Star-Spangled Banner Trail Sites to Visit
Discover the places and stories that helped forge a nation and inspired The National Anthem.
Crisscrossing the Chesapeake Bay and traveling through the cities and towns of Maryland’s heartland, the 560-mile Star-Spangled Banner National Historic Trail takes you to battlefields and landmarks of the War of 1812. Discover the roots of American heritage and experience the beauty of Maryland at places along the trail. Paddle, pedal or picnic at more than 160 locations throughout the Chesapeake Gateways and Watertrails Network.
Plan an itinerary with help from the Star-Spangled Banner National Historic Trail map. Bonus: You can get your National Park Service Passport stamped at more than 10 locations along the trail, and also earn a geocoin along the Star-Spangled Banner Geotrail.
The ramparts of Fort McHenry withstood 25 hours of British bombardment. The following morning, the victorious defenders of the fort raised the American flag, inspiring Francis Scott Key to compose “The Star-Spangled Banner,” which became the National Anthem. Today, you can enjoy educational exhibits, a walk on the grounds and ranger-led flag programs at the fort. Arrive at dusk to help fold the flag, then head into surrounding neighborhoods to shop and dine.
Drive this stretch of highway, one of Maryland’s 18 scenic byways, that takes you from Solomons to Baltimore and along part of the Great Chesapeake Bay Loop. Stop at historic towns, parks, attractions, the Inner Harbor and War of 1812 sites. Among the places you’ll discover are the Calvert Marine Museum in Solomons and Mount Calvert Historical and Archaeological Park in Marlboro.
At the site of the Battle of St. Leonard’s Creek, the largest naval engagement in the state’s history, you’ll get a unique glimpse into 10,000 years of Maryland history. See War of 1812 re-enactments, view exhibits in the museum and barn, and work on an actual dig with its Public Archeology Program.
Destroyed by its own garrison during the War of 1812, the fort was reconstructed in 1824 and served as the primary source of protection for Washington, D.C., until the Civil War. Today, the park offers monthly artillery demonstrations, fort tours and places to picnic, hike and enjoy nature. The Potomac Heritage National Scenic Trail On-Road Bicycling Route starts here and winds along the eastern bank of the Potomac River, offering routes ranging from 28 to 52 miles.

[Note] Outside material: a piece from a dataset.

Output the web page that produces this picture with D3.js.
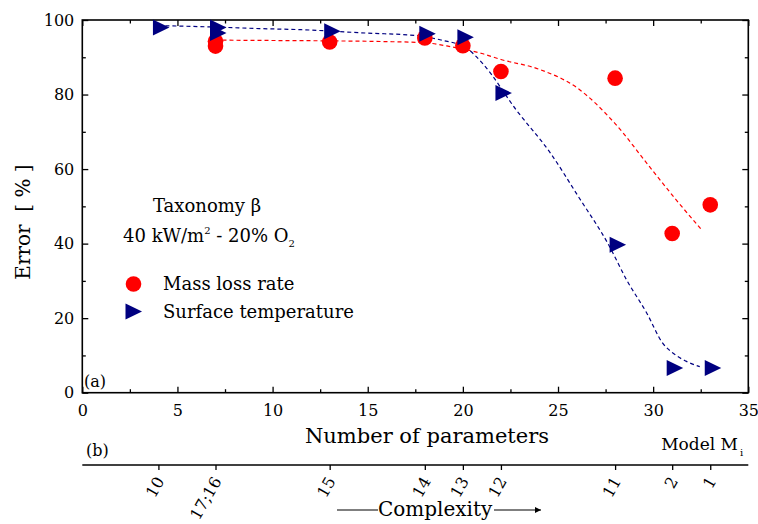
<!DOCTYPE html>
<html>
<head>
<meta charset="utf-8">
<script src="https://cdn.jsdelivr.net/npm/d3@7"></script>
<style>
  html, body { margin: 0; padding: 0; background: #fff; }
  svg { display: block; font-family: "DejaVu Serif", serif; }
</style>
</head>
<body>
<svg id="chart" width="758" height="524"></svg>
<script>
// Measured points: error (%) against number of parameters
const massX = [7, 7, 13, 18, 20, 22, 28, 31, 33];
const massY = [94.3, 93.0, 94.1, 95.2, 93.1, 86.2, 84.4, 42.7, 50.4];
const tempX = [4, 7, 7, 13, 18, 20, 22, 28, 31, 33];
const tempY = [98.0, 98.0, 96.5, 97.0, 96.3, 95.4, 80.4, 39.7, 6.6, 6.6];

// Trend lines through each series
const massFitX = [7, 10, 13, 16, 18, 19.4, 21, 22, 24, 26, 28, 29.8, 31.2, 32.6];
const massFitY = [94.6, 94.5, 94.4, 94.2, 93.9, 92.8, 91.0, 89.4, 86.8, 81.8, 72.2, 60.7, 51.8, 43.4];
const tempFitX = [4, 7, 9.3, 11.5, 14.9, 17.6, 18.8, 20.2, 21.06, 22.8, 24.6, 26.06, 27.7, 28.6, 29.66, 30.5, 31.05, 31.75, 32.45];
const tempFitY = [98.5, 98.1, 97.7, 97.4, 96.5, 95.8, 94.7, 92.4, 88.2, 75.9, 64.3, 52.7, 39.3, 30.3, 21.4, 13.3, 10.6, 8.4, 7.0];

// Axis ticks
const xTicks = [0, 5, 10, 15, 20, 25, 30, 35];
const xMinor = [2.5, 7.5, 12.5, 17.5, 22.5, 27.5, 32.5];
const yTicks = [0, 20, 40, 60, 80, 100];
const yMinor = [10, 30, 50, 70, 90];

// Model index for each parameter count
const modelParams = [4, 7, 13, 18, 20, 22, 28, 31, 33];
const modelLabels = ["10", "17;16", "15", "14", "13", "12", "11", "2", "1"];

const RED = "#ff0000", NAVY = "#000080";

const svg = d3.select("#chart");
const x = d3.scaleLinear().domain([0, 35]).range([82.3, 748.3]);
const y = d3.scaleLinear().domain([0, 100]).range([392.7, 20]);
const x0 = x.range()[0], x1 = x.range()[1], y0 = y.range()[0], y1 = y.range()[1];

function styleAxis(g, fs) {
  g.select(".domain").remove();
  g.selectAll(".tick line").attr("stroke", "#000").attr("stroke-width", 1.3);
  g.selectAll(".tick text").attr("fill", "#000")
    .style("font-family", "DejaVu Serif, serif").style("font-size", fs + "px");
}

// bottom axis with labels
svg.append("g").attr("transform", `translate(0,${y0})`)
  .call(d3.axisBottom(x).tickValues(xTicks).tickSizeInner(-6).tickSizeOuter(0).tickPadding(12).tickFormat(d3.format("d")))
  .call(g => styleAxis(g, 16));
svg.append("g").attr("transform", `translate(0,${y0})`)
  .call(d3.axisBottom(x).tickValues(xMinor).tickSizeInner(-3.5).tickSizeOuter(0).tickFormat(""))
  .call(g => styleAxis(g, 16));
// top axis
svg.append("g").attr("transform", `translate(0,${y1})`)
  .call(d3.axisTop(x).tickValues(xTicks).tickSizeInner(-6).tickSizeOuter(0).tickFormat(""))
  .call(g => styleAxis(g, 16));
svg.append("g").attr("transform", `translate(0,${y1})`)
  .call(d3.axisTop(x).tickValues(xMinor).tickSizeInner(-3.5).tickSizeOuter(0).tickFormat(""))
  .call(g => styleAxis(g, 16));
// left axis with labels
svg.append("g").attr("transform", `translate(${x0},0)`)
  .call(d3.axisLeft(y).tickValues(yTicks).tickSizeInner(-6).tickSizeOuter(0).tickPadding(8).tickFormat(d3.format("d")))
  .call(g => styleAxis(g, 16));
svg.append("g").attr("transform", `translate(${x0},0)`)
  .call(d3.axisLeft(y).tickValues(yMinor).tickSizeInner(-3.5).tickSizeOuter(0).tickFormat(""))
  .call(g => styleAxis(g, 16));
// right axis
svg.append("g").attr("transform", `translate(${x1},0)`)
  .call(d3.axisRight(y).tickValues(yTicks).tickSizeInner(-6).tickSizeOuter(0).tickFormat(""))
  .call(g => styleAxis(g, 16));
svg.append("g").attr("transform", `translate(${x1},0)`)
  .call(d3.axisRight(y).tickValues(yMinor).tickSizeInner(-3.5).tickSizeOuter(0).tickFormat(""))
  .call(g => styleAxis(g, 16));

// plot frame
svg.append("rect").attr("x", x0).attr("y", y1).attr("width", x1 - x0).attr("height", y0 - y1)
  .attr("fill", "none").attr("stroke", "#000").attr("stroke-width", 1.6);

// trend lines
const line = d3.line().x(d => x(d[0])).y(d => y(d[1])).curve(d3.curveMonotoneX);
svg.append("path").datum(massFitX.map((v, i) => [v, massFitY[i]]))
  .attr("d", line).attr("fill", "none").attr("stroke", RED).attr("stroke-width", 1.2).attr("stroke-dasharray", "4,3");
svg.append("path").datum(tempFitX.map((v, i) => [v, tempFitY[i]]))
  .attr("d", line).attr("fill", "none").attr("stroke", NAVY).attr("stroke-width", 1.2).attr("stroke-dasharray", "4,3");

// markers
const triPath = (w, h) => `M${-w / 3},${-h / 2}L${2 * w / 3},0L${-w / 3},${h / 2}Z`;
svg.append("g").selectAll("circle").data(massX.map((v, i) => [v, massY[i]])).join("circle")
  .attr("cx", d => x(d[0])).attr("cy", d => y(d[1])).attr("r", 7.8).attr("fill", RED);
svg.append("g").selectAll("path").data(tempX.map((v, i) => [v, tempY[i]])).join("path")
  .attr("transform", d => `translate(${x(d[0])},${y(d[1])})`)
  .attr("d", triPath(16.5, 16)).attr("fill", NAVY);

// annotations inside the plot
svg.append("text").attr("x", 84).attr("y", 387).attr("font-size", 16).text("(a)");
const t1 = svg.append("text").attr("x", 153).attr("y", 212).attr("font-size", 18);
t1.append("tspan").text("Taxonomy ");
t1.append("tspan").text("β");
const t2 = svg.append("text").attr("x", 123).attr("y", 242).attr("font-size", 18);
t2.append("tspan").text("40 kW/m");
t2.append("tspan").attr("dy", -8).attr("font-size", 10).text("2");
t2.append("tspan").attr("dy", 8).text(" - 20% O");
t2.append("tspan").attr("dy", 5).attr("font-size", 10).text("2");

// legend
svg.append("circle").attr("cx", 133.5).attr("cy", 284).attr("r", 7.8).attr("fill", RED);
svg.append("text").attr("x", 163).attr("y", 290).attr("font-size", 18).text("Mass loss rate");
svg.append("path").attr("transform", "translate(131,311.5)").attr("d", triPath(16.5, 16)).attr("fill", NAVY);
svg.append("text").attr("x", 163).attr("y", 318).attr("font-size", 18).text("Surface temperature");

// axis titles
svg.append("text").attr("x", 427).attr("y", 443).attr("text-anchor", "middle").attr("font-size", 21)
  .text("Number of parameters");
svg.append("text").attr("transform", "translate(30,222) rotate(-90)").attr("text-anchor", "middle")
  .attr("font-size", 20).attr("xml:space", "preserve").style("white-space", "pre").text("Error  [ % ]");

// secondary axis: model index
const yb = 465;
svg.append("text").attr("x", 86).attr("y", 456).attr("font-size", 16).text("(b)");
const mt = svg.append("text").attr("x", 738).attr("y", 450).attr("text-anchor", "end").attr("font-size", 17);
mt.append("tspan").text("Model M");
svg.append("text").attr("x", 740).attr("y", 456).attr("font-size", 10).text("i");

const modelAxis = svg.append("g").attr("transform", `translate(0,${yb})`)
  .call(d3.axisBottom(x).tickValues(modelParams).tickSizeInner(5).tickSizeOuter(0)
    .tickFormat((d, i) => modelLabels[i]));
modelAxis.select(".domain").remove();
modelAxis.selectAll(".tick line").attr("stroke", "#000").attr("stroke-width", 1.3);
modelAxis.selectAll(".tick text")
  .attr("fill", "#000").style("font-family", "DejaVu Serif, serif").style("font-size", "16px")
  .attr("text-anchor", "end").attr("y", 0).attr("dy", 0)
  .attr("transform", "translate(6,16) rotate(-60)");
svg.append("line").attr("x1", x0).attr("x2", x1).attr("y1", yb).attr("y2", yb)
  .attr("stroke", "#000").attr("stroke-width", 1.5);

// complexity arrow
svg.append("defs").append("marker").attr("id", "arrow").attr("viewBox", "0 0 10 10")
  .attr("refX", 10).attr("refY", 5).attr("markerWidth", 9).attr("markerHeight", 6)
  .attr("markerUnits", "userSpaceOnUse").attr("orient", "auto")
  .append("path").attr("d", "M0,0L10,5L0,10Z").attr("fill", "#000");
svg.append("line").attr("x1", 337).attr("x2", 378).attr("y1", 510).attr("y2", 510).attr("stroke", "#000").attr("stroke-width", 1.2);
svg.append("text").attr("x", 378).attr("y", 516).attr("font-size", 20).text("Complexity");
svg.append("line").attr("x1", 494).attr("x2", 541).attr("y1", 510).attr("y2", 510).attr("stroke", "#000").attr("stroke-width", 1.2)
  .attr("marker-end", "url(#arrow)");
</script>
</body>
</html>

A British raid in 1813 nearly destroyed this waterfront town, but the brave residents saved half of Havre de Grace from the ravages. Some of the historic buildings still stand as testament to the American spirit. Stroll historic streets and visit the Susquehanna Museum at the Lock House, the John O'Neill Cannon Memorial and the Concord Point Lighthouse. Enjoy the waterfront promenade featuring antique shops, art galleries, bars and restaurants.
In 1814, 7,000 of Kings George’s men landed here to begin an assault on Baltimore. The British soldiers encountered stiff resistance at the nearby Battle of Northpoint, where Daniel Wells and Henry McComas, a pair of Maryland teens, now known as the “Boy Martyrs of Baltimore,” gave their lives and possibly saved the nation. Visit Battle Acre Park to honor the fallen, or attend the annual Defenders’ Day celebration and re-enactment in September.